JUNEAU, Alaska — The Juneau Police Department is having fun with its new Facebook page, posting old pictures of officers in uniform for #throwbackthursday, a video of their Ice Bucket Challenge, as well as informational items such as PSA’s for the upcoming vehicle auction and regular Crime of the Week.
There’s also a photograph of JPD’s evidence room manager and an evidence room technician posing with a life-size cardboard cut-out of Sarah Palin. “JPD fun fact,” the Facebook post reads, “The JPD evidence room handles 4,327 items of evidence each year, from drugs to guns to cardboard cut outs, JPD has a place for it all.”
Poster Palin is sporting her signature pulled back hairdo, wearing rimless glasses, rain gear and Xtratuf boots and holding a fish she presumably caught.
It begged the obvious question: What is that doing in JPD evidence?
Turns out the Facebook picture JPD posted is an old photograph, but yes, the celebrity cardboard cut-out was once part of a police investigation, JPD spokeswoman Erann Kalwara said. The Palin poster belonged to the Alaska Shirt company and was placed outside its Franklin Street storefront across from the Mount Roberts Tramway entrance. Tourists loved taking their picture with it. Locals, however, loved stealing it.

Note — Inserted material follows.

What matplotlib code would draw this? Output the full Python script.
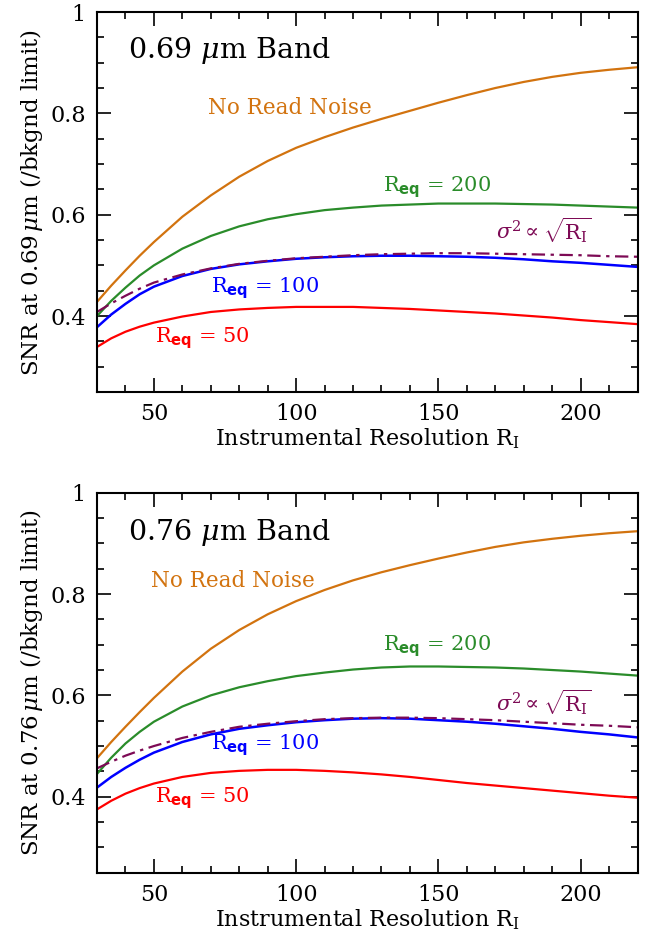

Back in July 2011, a group of four 20-year-old women took the cardboard cut-out from the storefront and drove away with it in their SUV. An employee witnessed them drive away and called police, who — according to Kalwara — had to do a lot of leg work to find it.
To the girls, it was just a prank. But to the company and police, it was a criminal act. The cardboard cut-out was valued at a whopping $1,400. (How’s that for a fun fact?)
Police tracked the Palin Poster down, and the gaggle of girls realized they might be in trouble and turned it over. Kalwara said it was still in the SUV when the police officer located it.
“They didn’t think it was going to turn into this big hoo-ha-ha,” Kalwara said. “They took it as a joke and drove it around town. When they found out it was criminal, they gave it back.”
According to Empire archives, after the aforementioned theft, the Alaska Shirt Company took action and chained the poster to the entrance of their store.